Born July 28, 1883, Decatur, Illinois
Died April 21, 1951, New Hope, PA
"Man and his activities seem pleasantly remote but not absent in her landscapes. She fills them with houses and churches, lanes, bridges, and canals. They have therefore, that suggestion of human life, colored with brightness, exuberant, which best answers the needs of most of us."
Arthur Edwin Bye
Born Fern Isabel Kuns in Illinois, Coppedge dreamed of being an artist since the age of thirteen, after being inspired by the dazzle of sunlight reflected on snow and sea, and by the marvelous creative possibilities she discovered while visiting her older sister's watercolor class.
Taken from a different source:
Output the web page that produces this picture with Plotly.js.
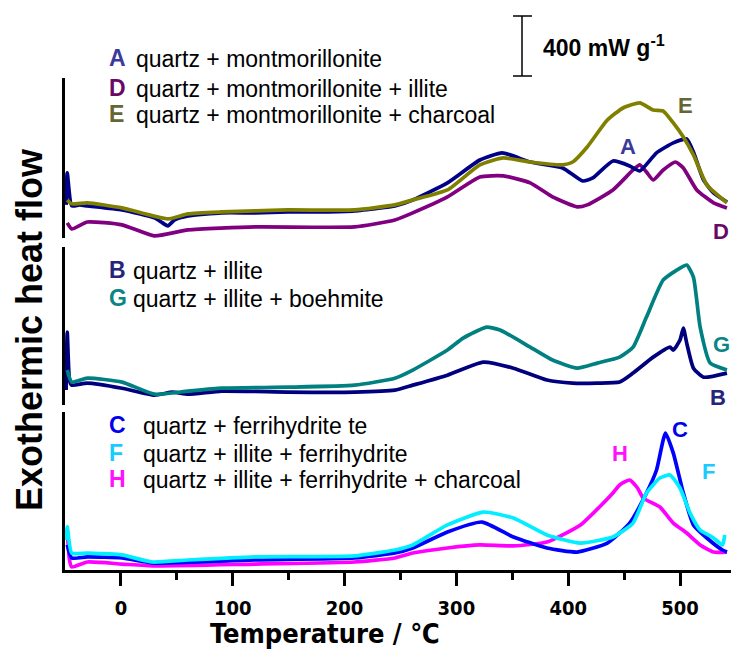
<!DOCTYPE html>
<html>
<head>
<meta charset="utf-8">
<script src="https://cdn.plot.ly/plotly-3.0.1.min.js"></script>
<style>html,body{margin:0;padding:0;background:#fff}#chart{width:731px;height:649px}</style>
</head>
<body>
<div id="chart"></div>
<script>
// Temperatures (°C) and heat flow (mW g-1, relative to panel baseline)
const T_A = [-49,-48,-44,-37,-30,1,30,36,42,48,60,90,120,149,180,209,232,245,261,292,321,341,366,395,413,422,440,455,464,479,494,506,512,521,530,542];
const A   = [228,449,221,228,221,193,138,110,83,124,152,173,173,179,179,186,207,221,262,380,538,587,524,483,393,414,531,497,462,587,656,683,593,400,311,248];
const T_E = [-48,-44,-30,1,42,60,90,149,209,245,261,292,321,342,366,395,404,417,435,449,464,476,485,494,503,512,524,542];
const E   = [262,235,242,207,131,166,179,193,193,228,262,331,504,552,524,504,524,628,814,897,932,883,876,794,697,573,366,242];
const T_D = [-48,-44,-30,1,30,60,120,209,245,261,292,321,342,366,386,408,417,440,458,464,470,476,485,496,503,515,530,542];
const D   = [104,62,110,90,14,55,76,76,124,173,283,421,428,380,283,214,228,331,469,504,455,400,469,524,483,331,242,207];
const T_B = [-49,-48,-46,-44,-30,1,30,46,60,90,149,209,245,261,292,324,351,381,404,426,446,458,476,491,494,500,503,506,512,521,542];
const B   = [104,504,173,138,152,117,69,90,76,97,90,90,104,138,207,297,255,173,152,152,159,221,331,400,380,449,531,428,255,193,221];
const T_G = [-48,-44,-30,1,30,60,90,149,209,245,261,292,306,327,339,366,386,408,426,446,458,470,485,500,506,512,518,527,542];
const G   = [242,159,186,159,76,97,117,124,138,186,242,380,462,538,518,400,311,255,290,331,400,607,863,945,966,883,538,290,242];
const T_C = [-48,-44,-30,1,30,120,209,245,261,292,323,351,381,408,435,455,470,479,487,494,503,512,524,538,542];
const C   = [173,83,90,83,48,69,83,117,152,262,331,228,152,124,186,324,531,690,945,807,531,311,221,138,124];
const T_F = [-49,-48,-44,-30,1,28,60,120,209,245,261,292,324,351,381,411,440,458,470,482,491,500,509,518,530,538,540];
const F   = [207,297,117,117,104,55,69,90,97,138,173,311,400,359,242,186,228,324,531,635,656,566,393,276,221,173,242];
const T_H = [-48,-46,-44,-30,1,30,120,209,245,261,292,321,351,381,411,428,440,446,455,462,467,482,494,506,518,530,542];
const H   = [276,69,21,55,41,28,41,55,83,117,152,173,166,193,311,435,531,587,621,566,497,435,324,255,173,124,124];

const xTicks = [0,100,200,300,400,500];
const legendLetters = ['A','D','E','B','G','C','F','H'];
const legendTexts = ['quartz + montmorillonite','quartz + montmorillonite + illite','quartz + montmorillonite + charcoal',
  'quartz + illite','quartz + illite + boehmite',
  'quartz + ferrihydrite te','quartz + illite + ferrihydrite','quartz + illite + ferrihydrite + charcoal'];
const scaleText = '400 mW g<sup>-1</sup>';

const lineCol = {A:'#000088',D:'#800080',E:'#808000',B:'#00007f',G:'#008080',C:'#0000ff',F:'#00eeff',H:'#ff00ff'};
const letCol  = {A:'#3a3a9a',D:'#680868',E:'#666633',B:'#25257a',G:'#0a8585',C:'#0000ee',F:'#18ccff',H:'#ff10ff'};

function tr(x,y,ya,k){return {x:x,y:y,yaxis:ya,xaxis:'x',type:'scatter',mode:'lines',
  line:{color:lineCol[k],width:3.7,shape:'spline',smoothing:0.5},hoverinfo:'skip',showlegend:false};}
const data = [
  tr(T_D,D,'y','D'), tr(T_A,A,'y','A'), tr(T_E,E,'y','E'),
  tr(T_B,B,'y2','B'), tr(T_G,G,'y2','G'),
  tr(T_H,H,'y3','H'), tr(T_C,C,'y3','C'), tr(T_F,F,'y3','F')
];

// pixel -> paper helpers (plot area: left 65, width 666, bottom 570, height 492)
const PX = x => (x-65)/666, PY = y => (570-y)/492;
const SANS = 'Liberation Sans, Arial, sans-serif';
const NARROW = 'DejaVu Sans Condensed, Liberation Sans Narrow, sans-serif';
const ann = [];
const legY = [57,87,113,269,297,424,452,478];
const legTx = [135,135,135,132,132,142,142,142];
legendLetters.forEach((L,i)=>{
  ann.push({xref:'paper',yref:'paper',x:PX(107),y:PY(legY[i]+1),xanchor:'left',yanchor:'middle',showarrow:false,
    text:L,font:{family:SANS,size:23,color:letCol[L],weight:'bold'}});
  ann.push({xref:'paper',yref:'paper',x:PX(legTx[i]-1),y:PY(legY[i]+2),xanchor:'left',yanchor:'middle',showarrow:false,
    text:legendTexts[i],font:{family:SANS,size:23,color:'#000'}});
});
const curveLab = {A:[628,145],E:[685,105],D:[721,230],G:[721,343],B:[718,396],C:[680,428],F:[708,470],H:[620,453]};
Object.keys(curveLab).forEach(k=>{
  ann.push({xref:'paper',yref:'paper',x:PX(curveLab[k][0]),y:PY(curveLab[k][1]+1),xanchor:'center',yanchor:'middle',showarrow:false,
    text:k,font:{family:SANS,size:22,color:letCol[k],weight:'bold'}});
});
ann.push({xref:'paper',yref:'paper',x:PX(541),y:PY(46),xanchor:'left',yanchor:'middle',showarrow:false,
  text:scaleText,font:{family:SANS,size:23,color:'#000',weight:'bold'}});
ann.push({xref:'paper',yref:'paper',x:PX(325),y:PY(633),xanchor:'center',yanchor:'middle',showarrow:false,
  text:'Temperature / ℃',font:{family:NARROW,size:27,color:'#000',weight:'bold'}});
ann.push({xref:'paper',yref:'paper',x:PX(29),y:PY(330),xanchor:'center',yanchor:'middle',showarrow:false,textangle:-90,
  text:'Exothermic heat flow',font:{family:SANS,size:36,color:'#000',weight:'bold'}});

const shapes = [
  {type:'line',xref:'paper',yref:'paper',x0:PX(522),x1:PX(522),y0:PY(16),y1:PY(76),line:{color:'#000',width:1.5}},
  {type:'line',xref:'paper',yref:'paper',x0:PX(513),x1:PX(532),y0:PY(16),y1:PY(16),line:{color:'#000',width:1.5}},
  {type:'line',xref:'paper',yref:'paper',x0:PX(513),x1:PX(532),y0:PY(76),y1:PY(76),line:{color:'#000',width:1.5}}
];

const yax = (dom,rng)=>({domain:dom,range:rng,anchor:'x',showline:true,linewidth:3,linecolor:'#000',
  showticklabels:false,ticks:'',showgrid:false,zeroline:false,fixedrange:true});
const layout = {
  width:731,height:649,margin:{l:65,r:0,t:78,b:79},
  paper_bgcolor:'#fff',plot_bgcolor:'#fff',showlegend:false,
  xaxis:{range:[-50,545.6],anchor:'y3',showline:true,linewidth:3,linecolor:'#000',showgrid:false,zeroline:false,
    tickvals:xTicks,ticktext:xTicks.map(String),ticks:'outside',ticklen:13,tickwidth:3,tickcolor:'#000',
    ticklabelstandoff:5,
    minor:{tickvals:[50,150,250,350,450],ticks:'outside',ticklen:7,tickwidth:3,tickcolor:'#000'},
    tickfont:{family:NARROW,size:20,color:'#000',weight:'bold'}},
  yaxis:yax([0.675,1],[0,1104]),
  yaxis2:yax([0.335,0.6565],[0,1090]),
  yaxis3:yax([0,0.321],[0,1090]),
  annotations:ann,shapes:shapes
};
Plotly.newPlot('chart',data,layout,{displayModeBar:false,staticPlot:true});
</script>
</body>
</html>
Her husband, Robert W. Coppedge, himself an amateur painter, encouraged her to pursue this ambition. A landscape artist, Fern Coppedge painted the villages and farms of Bucks County, often blanketed with snow, as well as harbor scenes from Gloucester, Massachusetts, where she spent her summers. Coppedge worked directly from nature; like her colleague, Edward Redfield, she tied her canvas to a tree, during winter storms. Coppedge's early work, influenced by American impressionism, was marked by shimmering colors and attention to the effects of changing light upon a landscape. Later in her career, Coppedge moved towards post-impressionism, favoring a more fanciful use of color and two-dimensional, abstract style.